8. Pengejaran Status yang Tak Pernah Usai
Gaya hidup orang sombong didorong oleh kebutuhan untuk terus merasa lebih tinggi dari orang lain. Ini membuat mereka tidak pernah puas. Ketika sudah memiliki satu barang mewah, muncul kebutuhan untuk membeli yang lebih baru, lebih mahal, lebih langka.
Mereka hidup dalam perbandingan terus-menerus, dan kebahagiaan bergantung pada reaksi orang lain. Semakin banyak pujian atau iri hati yang ditimbulkan, semakin puas mereka merasa.

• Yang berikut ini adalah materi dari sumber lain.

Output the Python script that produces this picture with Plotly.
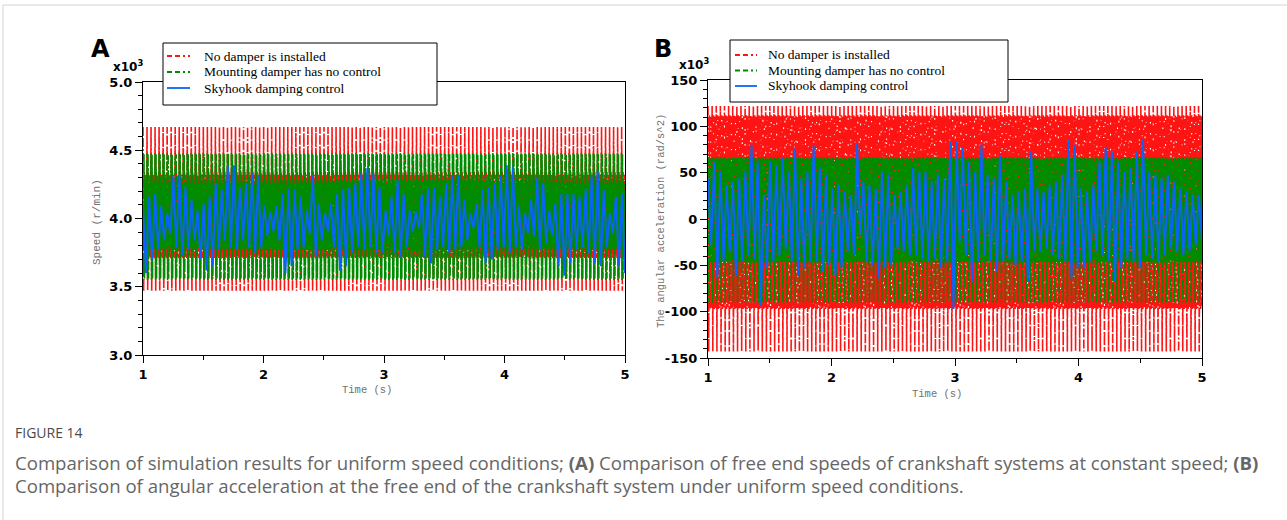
import numpy as np
import plotly.graph_objects as go

W, H = 1287, 520

# Time span of both records (s)
T_START, T_END = 1, 5

# Panel A - free end speed (x10^3 r/min)
# one oscillation cycle of each un-controlled case
red_speed_cycle = [4.67, 3.47, 4.34, 3.72, 4.32, 3.71]
green_speed_cycle = [4.48, 3.55, 4.47, 3.56, 4.28, 3.77, 4.26, 3.79]
n_cycles = 120
# skyhook control: peak / trough of each 0.05 s slice
blue_speed_hi = [4.09, 4.16, 4.18, 4.09, 4.04, 4.31, 4.32, 4.23, 4.14, 4.06,
                 4.11, 4.16, 4.26, 4.21, 4.38, 4.39, 4.23, 4.26, 4.33, 4.31,
                 4.09, 4.05, 4.09, 4.18, 4.22, 4.21, 4.16, 4.06, 4.32, 4.11,
                 4.04, 4.11, 4.18, 4.21, 4.23, 4.26, 4.33, 4.37, 4.33, 4.23,
                 4.06, 4.16, 4.28, 4.18, 4.06, 4.05, 4.18, 4.22, 4.23, 4.16,
                 4.26, 4.31, 4.32, 4.14, 4.04, 4.11, 4.21, 4.23, 4.26, 4.31,
                 4.39, 4.38, 4.09, 4.04, 4.14, 4.30, 4.26, 4.06, 4.11, 4.18,
                 4.18, 4.18, 4.16, 4.21, 4.31, 4.35, 4.21, 4.04, 4.16, 4.18]
blue_speed_lo = [3.60, 3.70, 3.77, 3.84, 3.89, 3.79, 3.73, 3.77, 3.84, 3.70,
                 3.62, 3.65, 3.77, 3.84, 3.79, 3.77, 3.84, 3.79, 3.75, 3.79,
                 3.87, 3.91, 3.84, 3.60, 3.65, 3.77, 3.79, 3.89, 3.72, 3.84,
                 3.91, 3.79, 3.62, 3.65, 3.75, 3.79, 3.77, 3.79, 3.75, 3.75,
                 3.87, 3.75, 3.72, 3.79, 3.90, 3.93, 3.72, 3.67, 3.77, 3.79,
                 3.75, 3.77, 3.79, 3.84, 3.93, 3.79, 3.67, 3.70, 3.77, 3.79,
                 3.75, 3.79, 3.77, 3.89, 3.87, 3.77, 3.82, 3.87, 3.65, 3.58,
                 3.67, 3.77, 3.79, 3.75, 3.67, 3.65, 3.79, 3.89, 3.65, 3.60]

# Panel B - angular acceleration (x10^3 rad/s^2)
red_acc_cycle = [122, -143, 112, -97, 111, -96]
green_acc_cycle = [67, -90, 66, -46, 65, -47]
blue_acc_hi = [44, 62, 51, 37, 40, 44, 51, 80, 62, 26,
               62, 58, 66, 51, 76, 44, 51, 79, 55, 48,
               33, 37, 30, 26, 81, 40, 37, 33, 51, 48,
               26, 30, 37, 55, 51, 51, 40, 48, 44, 84,
               84, 77, 62, 51, 80, 48, 44, 69, 40, 26,
               30, 33, 73, 33, 30, 37, 40, 48, 86, 80,
               33, 30, 37, 62, 77, 73, 62, 51, 55, 73,
               86, 51, 48, 44, 48, 40, 33, 30, 26, 26]
blue_acc_lo = [-28, -64, -46, -35, -61, -46, -39, -43, -93, -53,
               -46, -39, -32, -46, -61, -53, -46, -46, -57, -50,
               -61, -53, -35, -39, -17, -46, -50, -64, -53, -50,
               -32, -35, -39, -39, -43, -46, -43, -53, -46, -97,
               -25, -39, -68, -46, -39, -46, -57, -46, -43, -50,
               -46, -68, -35, -35, -32, -39, -43, -46, -64, -53,
               -53, -46, -35, -39, -46, -68, -53, -43, -46, -53,
               -39, -43, -46, -39, -32, -35, -39, -35, -28, -25]

legend_names = ["No damper is installed", "Mounting damper has no control", "Skyhook damping control"]
colors = ["#ff1414", "#008c00", "#0a64f5"]
dash_pat = "9px,2px,9px,2px,2px,2px"
legend_dash = "5px,3px,5px,3px,2px,3px"


def px(x):
    return x / W


def py(y):
    return 1 - y / H


def tiled(cycle):
    vals = cycle * n_cycles
    return np.linspace(T_START, T_END, len(vals)), vals


def zigzag(hi, lo):
    vals = [v for pair in zip(hi, lo) for v in pair]
    return np.linspace(T_START, T_END, len(vals)), vals


fig = go.Figure()

panels = [
    ("x", "y", red_speed_cycle, green_speed_cycle, blue_speed_hi, blue_speed_lo),
    ("x2", "y2", red_acc_cycle, green_acc_cycle, blue_acc_hi, blue_acc_lo),
]
for xa, ya, red_c, green_c, hi, lo in panels:
    for name, col, (tx, vy), dash, lw in [
        (legend_names[0], colors[0], tiled(red_c), dash_pat, 1.6),
        (legend_names[1], colors[1], tiled(green_c), dash_pat, 1.6),
        (legend_names[2], colors[2], zigzag(hi, lo), "solid", 2.0),
    ]:
        fig.add_trace(go.Scatter(x=tx, y=vy, mode="lines", name=name, xaxis=xa, yaxis=ya,
                                 showlegend=False, line=dict(color=col, width=lw, dash=dash)))

tickfont = dict(family="DejaVu Sans", size=13, color="black", weight="bold")
axis_common = dict(showline=True, linecolor="black", linewidth=1, mirror=True, ticks="outside",
                   ticklen=7, tickcolor="black", showgrid=False, zeroline=False, tickfont=tickfont)

fig.update_layout(
    width=W, height=H, margin=dict(l=0, r=0, t=0, b=0, autoexpand=False),
    paper_bgcolor="white", plot_bgcolor="white", showlegend=False,
    xaxis=dict(domain=[px(143), px(625)], range=[1, 5], tickvals=[1, 2, 3, 4, 5], anchor="y",
               minor=dict(dtick=0.5, ticklen=4, ticks="outside", tickcolor="black"), **axis_common),
    yaxis=dict(domain=[py(355), py(82)], range=[3, 5], dtick=0.5, tickformat=".1f", anchor="x",
               minor=dict(dtick=0.1, ticklen=4, ticks="outside", tickcolor="black"), **axis_common),
    xaxis2=dict(domain=[px(708), px(1202)], range=[1, 5], tickvals=[1, 2, 3, 4, 5], anchor="y2",
                minor=dict(dtick=0.5, ticklen=4, ticks="outside", tickcolor="black"), **axis_common),
    yaxis2=dict(domain=[py(358), py(80)], range=[-150, 150], anchor="x2",
                tickvals=[-150, -100, -50, 0, 50, 100, 150],
                ticktext=["-150", "-100", "-50", "0", "50", "100", "150"],
                minor=dict(dtick=10, ticklen=4, ticks="outside", tickcolor="black"), **axis_common),
)

shapes = [
    # page card border
    dict(type="line", x0=px(3), x1=1, y0=py(5), y1=py(5), line=dict(color="#d4d4d4", width=1)),
    dict(type="line", x0=px(3), x1=px(3), y0=py(5), y1=0, line=dict(color="#d4d4d4", width=1)),
    # legend boxes
    dict(type="rect", x0=px(163), x1=px(437), y0=py(105), y1=py(43),
         fillcolor="white", line=dict(color="black", width=1)),
    dict(type="rect", x0=px(730), x1=px(1008), y0=py(102), y1=py(40),
         fillcolor="white", line=dict(color="black", width=1)),
]

gray = "#707070"
ann = [
    dict(text="<b>A</b>", x=px(89), y=py(49), font=dict(family="DejaVu Sans", size=24, color="black")),
    dict(text="<b>B</b>", x=px(652), y=py(49), font=dict(family="DejaVu Sans", size=24, color="black")),
    dict(text="<b>x10<sup>3</sup></b>", x=px(111), y=py(66), font=dict(family="DejaVu Sans", size=12, color="black")),
    dict(text="<b>x10<sup>3</sup></b>", x=px(677), y=py(64), font=dict(family="DejaVu Sans", size=12, color="black")),
    dict(text="Speed (r/min)", x=px(97), y=py(222), xanchor="center", textangle=-90,
         font=dict(family="Liberation Mono", size=11, color=gray)),
    dict(text="Time (s)", x=px(367), y=py(390), xanchor="center",
         font=dict(family="Liberation Mono", size=10.5, color=gray)),
    dict(text="The angular acceleration (rad/s^2)", x=px(661), y=py(221), xanchor="center", textangle=-90,
         font=dict(family="Liberation Mono", size=10.5, color=gray)),
    dict(text="Time (s)", x=px(937), y=py(394), xanchor="center",
         font=dict(family="Liberation Mono", size=10.5, color=gray)),
    dict(text="FIGURE 14", x=px(13), y=py(432), font=dict(family="Open Sans", size=14, color="#4a4a4a")),
    dict(text="Comparison of simulation results for uniform speed conditions; <b>(A)</b> Comparison of free end "
              "speeds of crankshaft systems at constant speed; <b>(B)</b>",
         x=px(13), y=py(462), font=dict(family="Open Sans", size=18.6, color="#666666")),
    dict(text="Comparison of angular acceleration at the free end of the crankshaft system under uniform "
              "speed conditions.",
         x=px(13), y=py(485), font=dict(family="Open Sans", size=18.6, color="#666666")),
]

# hand-drawn legends (row spacing of the original is tighter than plotly's)
legend_rows = [(167, 190, 202, [56, 72, 88]), (735, 757, 766, [55, 70.5, 86])]
for x0, x1, xt, rows in legend_rows:
    for name, col, yrow, dash in zip(legend_names, colors, rows, [legend_dash, legend_dash, "solid"]):
        shapes.append(dict(type="line", x0=px(x0), x1=px(x1), y0=py(yrow), y1=py(yrow),
                           line=dict(color=col, width=1.8, dash=dash)))
        ann.append(dict(text=name, x=px(xt), y=py(yrow),
                        font=dict(family="Liberation Serif", size=13.5, color="black")))

for s in shapes:
    s.update(xref="paper", yref="paper", layer="above")
for a in ann:
    a.setdefault("xanchor", "left")
    a.update(xref="paper", yref="paper", yanchor="middle", showarrow=False)
fig.update_layout(shapes=shapes, annotations=ann)

# drop the browser's default 8px body margin so the page lines up with the figure
fig.write_html("out.html", config={"displayModeBar": False},
               post_script="document.body.style.margin = '0';")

Namun, ini menciptakan ketergantungan sosial yang rapuh.
9. Dampak Psikologis: Kesepian dan Kecemasan
Di balik kemewahan dan pencitraan, orang sombong kerap merasa kesepian. Hubungan yang mereka bangun sering tidak tulus, hanya berdasarkan ketertarikan pada status. Mereka juga mengalami kecemasan terus-menerus karena harus mempertahankan citra.
Kecemasan akan kehilangan status, gagal mempertahankan gaya hidup, atau tidak lagi dianggap “wah” bisa menimbulkan stres, depresi, dan rasa tidak puas berkepanjangan.

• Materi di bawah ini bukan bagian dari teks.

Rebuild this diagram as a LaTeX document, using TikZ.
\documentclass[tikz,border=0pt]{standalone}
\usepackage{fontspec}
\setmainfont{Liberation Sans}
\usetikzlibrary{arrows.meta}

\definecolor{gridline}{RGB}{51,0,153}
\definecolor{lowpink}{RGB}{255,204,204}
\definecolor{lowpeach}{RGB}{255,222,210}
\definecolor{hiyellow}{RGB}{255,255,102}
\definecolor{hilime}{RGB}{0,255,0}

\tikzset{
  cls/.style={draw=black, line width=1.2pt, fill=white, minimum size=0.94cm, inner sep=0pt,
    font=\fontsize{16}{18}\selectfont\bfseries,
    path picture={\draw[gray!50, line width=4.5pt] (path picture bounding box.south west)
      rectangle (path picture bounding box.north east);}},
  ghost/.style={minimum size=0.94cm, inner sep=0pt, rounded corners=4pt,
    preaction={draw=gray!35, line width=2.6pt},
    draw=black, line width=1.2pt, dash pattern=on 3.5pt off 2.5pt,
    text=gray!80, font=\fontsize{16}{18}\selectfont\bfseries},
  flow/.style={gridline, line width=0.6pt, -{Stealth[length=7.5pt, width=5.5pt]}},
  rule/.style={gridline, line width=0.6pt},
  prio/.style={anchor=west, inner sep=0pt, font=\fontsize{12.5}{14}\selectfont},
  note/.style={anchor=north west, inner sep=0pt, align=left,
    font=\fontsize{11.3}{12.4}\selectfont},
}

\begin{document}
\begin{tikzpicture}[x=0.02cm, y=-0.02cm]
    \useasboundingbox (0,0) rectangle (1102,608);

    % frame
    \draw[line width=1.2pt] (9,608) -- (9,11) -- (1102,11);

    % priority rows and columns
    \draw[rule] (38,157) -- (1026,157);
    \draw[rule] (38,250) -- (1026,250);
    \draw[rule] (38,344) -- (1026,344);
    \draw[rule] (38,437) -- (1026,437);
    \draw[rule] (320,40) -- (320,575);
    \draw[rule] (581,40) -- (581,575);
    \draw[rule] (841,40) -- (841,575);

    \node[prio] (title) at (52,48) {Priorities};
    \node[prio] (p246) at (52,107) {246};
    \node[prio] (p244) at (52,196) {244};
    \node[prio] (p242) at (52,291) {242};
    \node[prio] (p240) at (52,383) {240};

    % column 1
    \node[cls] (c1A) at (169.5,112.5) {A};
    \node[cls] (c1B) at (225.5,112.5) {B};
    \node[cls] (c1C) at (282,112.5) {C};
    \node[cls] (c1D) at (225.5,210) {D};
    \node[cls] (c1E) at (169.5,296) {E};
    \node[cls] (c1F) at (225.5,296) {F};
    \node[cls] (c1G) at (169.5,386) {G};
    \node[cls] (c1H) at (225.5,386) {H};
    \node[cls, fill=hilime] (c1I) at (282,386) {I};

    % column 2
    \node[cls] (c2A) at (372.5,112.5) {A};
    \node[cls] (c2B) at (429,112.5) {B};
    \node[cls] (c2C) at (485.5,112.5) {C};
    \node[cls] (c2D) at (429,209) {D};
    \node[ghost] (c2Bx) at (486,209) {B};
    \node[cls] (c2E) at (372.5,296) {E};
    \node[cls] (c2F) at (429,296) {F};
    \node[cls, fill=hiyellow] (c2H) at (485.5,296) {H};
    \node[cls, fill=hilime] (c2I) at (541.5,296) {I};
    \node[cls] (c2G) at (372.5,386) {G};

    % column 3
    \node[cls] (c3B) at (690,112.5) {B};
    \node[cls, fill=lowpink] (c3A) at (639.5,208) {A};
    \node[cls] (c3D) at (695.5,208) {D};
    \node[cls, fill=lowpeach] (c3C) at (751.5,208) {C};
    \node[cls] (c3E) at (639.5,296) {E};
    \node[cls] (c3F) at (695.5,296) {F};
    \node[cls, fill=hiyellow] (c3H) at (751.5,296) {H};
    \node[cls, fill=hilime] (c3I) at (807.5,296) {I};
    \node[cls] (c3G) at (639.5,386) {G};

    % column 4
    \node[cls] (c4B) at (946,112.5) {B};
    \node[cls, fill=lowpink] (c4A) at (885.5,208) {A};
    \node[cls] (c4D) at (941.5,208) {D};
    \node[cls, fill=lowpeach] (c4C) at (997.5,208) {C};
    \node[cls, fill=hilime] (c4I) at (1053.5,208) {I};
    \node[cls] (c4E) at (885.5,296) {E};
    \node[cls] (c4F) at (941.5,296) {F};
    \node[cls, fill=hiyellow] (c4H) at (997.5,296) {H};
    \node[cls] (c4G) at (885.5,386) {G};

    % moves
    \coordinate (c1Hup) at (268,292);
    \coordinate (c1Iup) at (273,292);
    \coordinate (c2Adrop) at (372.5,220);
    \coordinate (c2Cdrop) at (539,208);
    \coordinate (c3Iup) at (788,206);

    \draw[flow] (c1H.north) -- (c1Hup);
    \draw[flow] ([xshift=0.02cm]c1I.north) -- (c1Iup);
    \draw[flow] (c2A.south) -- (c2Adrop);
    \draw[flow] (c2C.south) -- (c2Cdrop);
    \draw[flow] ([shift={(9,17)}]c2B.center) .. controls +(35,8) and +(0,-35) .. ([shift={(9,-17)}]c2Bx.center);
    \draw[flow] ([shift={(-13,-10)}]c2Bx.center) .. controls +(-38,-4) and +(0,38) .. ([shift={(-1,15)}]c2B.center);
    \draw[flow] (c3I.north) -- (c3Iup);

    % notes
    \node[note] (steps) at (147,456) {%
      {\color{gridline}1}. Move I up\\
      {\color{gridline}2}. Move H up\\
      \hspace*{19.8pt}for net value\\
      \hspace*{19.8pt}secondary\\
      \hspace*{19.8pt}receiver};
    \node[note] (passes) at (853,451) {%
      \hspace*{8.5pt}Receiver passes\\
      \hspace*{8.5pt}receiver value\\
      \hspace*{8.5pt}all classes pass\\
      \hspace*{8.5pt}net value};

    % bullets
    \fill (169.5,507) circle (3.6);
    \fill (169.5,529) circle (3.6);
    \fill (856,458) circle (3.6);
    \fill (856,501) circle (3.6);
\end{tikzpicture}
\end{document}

10. Transformasi: Dari Sombong Menjadi Rendah Hati
Tidak semua orang sombong akan terus terjebak dalam gaya hidup ini. Banyak yang akhirnya sadar bahwa pengakuan sejati datang dari kualitas diri, bukan dari apa yang dikenakan atau dimiliki. Proses ini biasanya terjadi setelah menghadapi krisis, seperti kegagalan finansial, kehilangan pekerjaan, atau kehilangan orang terdekat.

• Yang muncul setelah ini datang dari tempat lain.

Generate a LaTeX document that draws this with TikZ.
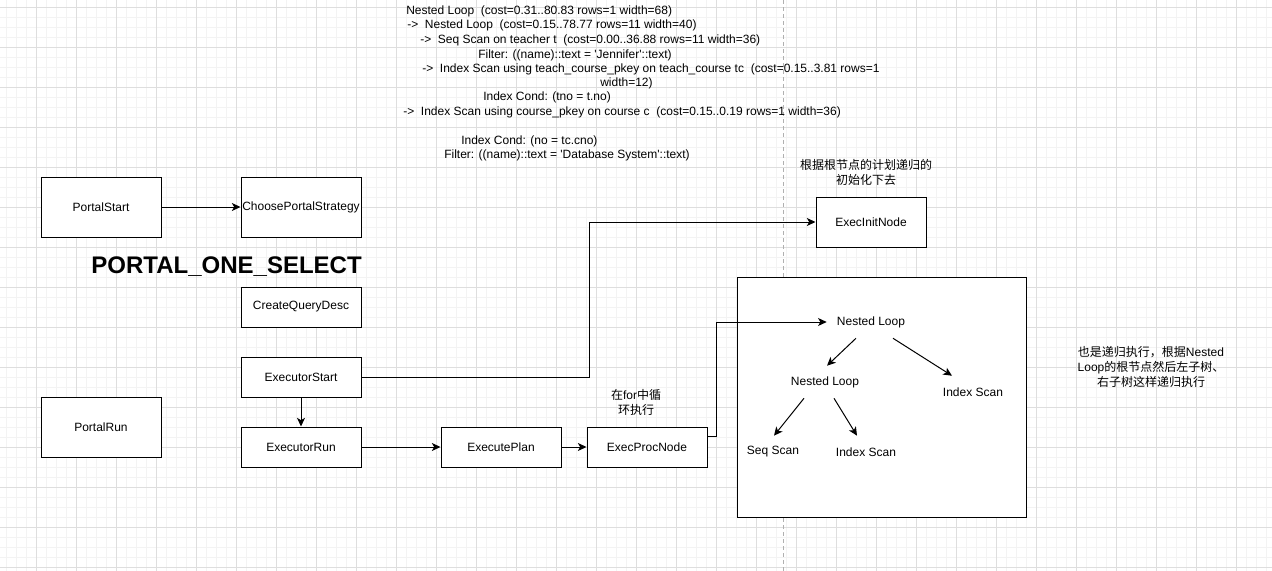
\documentclass[tikz,border=0pt]{standalone}
\usepackage{fontspec}
\setmainfont{Liberation Sans}
\newfontfamily\cjk{Noto Sans CJK SC}
\usetikzlibrary{arrows.meta,calc}
\definecolor{gridmajor}{HTML}{DEDEDE}
\definecolor{gridminor}{HTML}{F3F3F3}
\definecolor{guide}{HTML}{B0B0B0}

\begin{document}
\begin{tikzpicture}[x=0.75pt,y=-0.75pt,
  every node/.style={font=\fontsize{9pt}{10.8pt}\selectfont},
  box/.style={draw,fill=white,line width=0.75pt,minimum width=90pt,minimum height=30pt,inner sep=0pt},
  tallbox/.style={box,minimum height=45pt},
  note/.style={inner sep=0pt,align=center},
  cjknote/.style={note,font=\cjk\fontsize{9pt}{11.25pt}\selectfont},
  planline/.style={anchor=base west,inner sep=0pt},
  treenode/.style={inner sep=0pt,minimum height=24pt},
  arr/.style={line width=0.75pt,-{Stealth[length=6.5pt,width=6pt,inset=1.75pt]}},
  gridminorline/.style={gridminor,line width=0.75pt},
  gridmajorline/.style={gridmajor,line width=0.75pt}]

% canvas and background grid
\useasboundingbox (0,0) rectangle (1272,571);
\fill[white] (0,0) rectangle (1272,571);
\foreach \x in {6,16,...,1270} \draw[gridminorline] (\x,0) -- (\x,571);
\foreach \y in {7,17,...,571} \draw[gridminorline] (0,\y) -- (1272,\y);
\foreach \x in {36,76,...,1270} \draw[gridmajorline] (\x,0) -- (\x,571);
\foreach \y in {7,47,...,571} \draw[gridmajorline] (0,\y) -- (1272,\y);
\draw[guide,line width=0.75pt,dash pattern=on 3pt off 2.25pt] (783,0) -- (783,571);

% query plan text
\node[planline] (p1) at (406,14) {Nested Loop\ \ (cost=0.31..80.83 rows=1 width=68)};
\node[planline] (p2) at (407,28) {->\ \ Nested Loop\ \ (cost=0.15..78.77 rows=11 width=40)};
\node[planline] (p3) at (420,43) {->\ \ Seq Scan on teacher t\ \ (cost=0.00..36.88 rows=11 width=36)};
\node[planline] (p4) at (478,58) {Filter: ((name)::text = \textquotesingle Jennifer\textquotesingle::text)};
\node[planline] (p5) at (422,72) {->\ \ Index Scan using teach\_course\_pkey on teach\_course tc\ \ (cost=0.15..3.81 rows=1};
\node[planline] (p6) at (600,86) {width=12)};
\node[planline] (p7) at (483,100) {Index Cond: (tno = t.no)};
\node[planline] (p8) at (403,115) {->\ \ Index Scan using course\_pkey on course c\ \ (cost=0.15..0.19 rows=1 width=36)};
\node[planline] (p9) at (461,144) {Index Cond: (no = tc.cno)};
\node[planline] (p10) at (444,158) {Filter: ((name)::text = \textquotesingle Database System\textquotesingle::text)};

% portal / executor call chain
\node[tallbox] (ps) at (101,207) {PortalStart};
\node[tallbox] (cps) at (301,207) {ChoosePortalStrategy};
\node[anchor=east,inner sep=0pt,font=\bfseries\fontsize{18pt}{21pt}\selectfont] (pos) at (362,267) {PORTAL\_ONE\_SELECT};
\node[box] (cqd) at (301,307) {CreateQueryDesc};
\node[box] (es) at (301,377) {ExecutorStart};
\node[box] (er) at (301,447) {ExecutorRun};
\node[tallbox] (pr) at (101,427) {PortalRun};
\node[box] (ep) at (501,447) {ExecutePlan};
\node[box] (epn) at (647,447) {ExecProcNode};
\node[draw,fill=white,line width=0.75pt,minimum width=82.5pt,minimum height=37.5pt,inner sep=0pt] (ein) at (871,222) {ExecInitNode};

% plan tree frame
\node[draw,fill=white,line width=0.75pt,minimum width=216.75pt,minimum height=180pt,inner sep=0pt] (frame) at (881.5,397) {};
\node[treenode] (nl1) at (871,322) {Nested Loop};
\node[treenode] (nl2) at (825,382) {Nested Loop};
\node[treenode] (isr) at (973,392) {Index Scan};
\node[treenode] (seq) at (773,452) {Seq Scan};
\node[treenode] (isb) at (866,452) {Index Scan};

% annotations
\node[cjknote] (n1) at (866,172) {根据根节点的计划递归的\\初始化下去};
\node[cjknote] (n2) at (1151,367) {也是递归执行，根据{\rmfamily Nested}\\{\rmfamily Loop}的根节点然后左子树、\\右子树这样递归执行};
\node[cjknote] (n3) at (636,402.5) {在{\rmfamily for}中循\\环执行};

% connectors
\draw[arr] (ps) -- (cps);
\draw[arr] (es) -- (er);
\draw[arr] (er) -- (ep);
\draw[arr] (ep) -- (epn);
\draw[arr] (es.east) -- ++(228,0) |- (ein.west);
\draw[arr] ($(epn.east)+(0,-11)$) -- ++(9,0) |- ($(nl1.west)+(-10,0)$);
\draw[arr] ($(nl1.south)+(-15,0)$) -- ($(nl2.north)+(2,0)$);
\draw[arr] ($(nl1.south)+(22,0)$) -- ($(isr.north)+(-21,0)$);
\draw[arr] ($(nl2.south)+(-21,0)$) -- ($(seq.north)+(1,0)$);
\draw[arr] ($(nl2.south)+(9,0)$) -- ($(isb.north)+(-9,0)$);
\end{tikzpicture}
\end{document}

Transformasi dimulai ketika seseorang mulai melihat nilai orang lain bukan dari status, tetapi dari kepribadian, kontribusi, dan ketulusan. Rendah hati bukan berarti merendahkan diri, tetapi tahu bahwa semua orang punya kelebihan dan kekurangan yang patut dihargai.
Penutup
Gaya hidup orang sombong mungkin terlihat gemerlap dari luar, namun di dalamnya menyimpan tekanan, kecemasan, dan kekosongan emosional. Dalam masyarakat yang semakin visual dan kompetitif, penting bagi kita untuk tetap sadar diri dan tidak terjebak dalam perlombaan pencitraan.
Kebahagiaan sejati tidak datang dari pujian orang lain atau barang mewah yang dipamerkan, melainkan dari hubungan yang tulus, rasa syukur, dan kedamaian batin. Menjadi rendah hati bukan berarti kalah, tetapi justru menunjukkan kedewasaan sejati.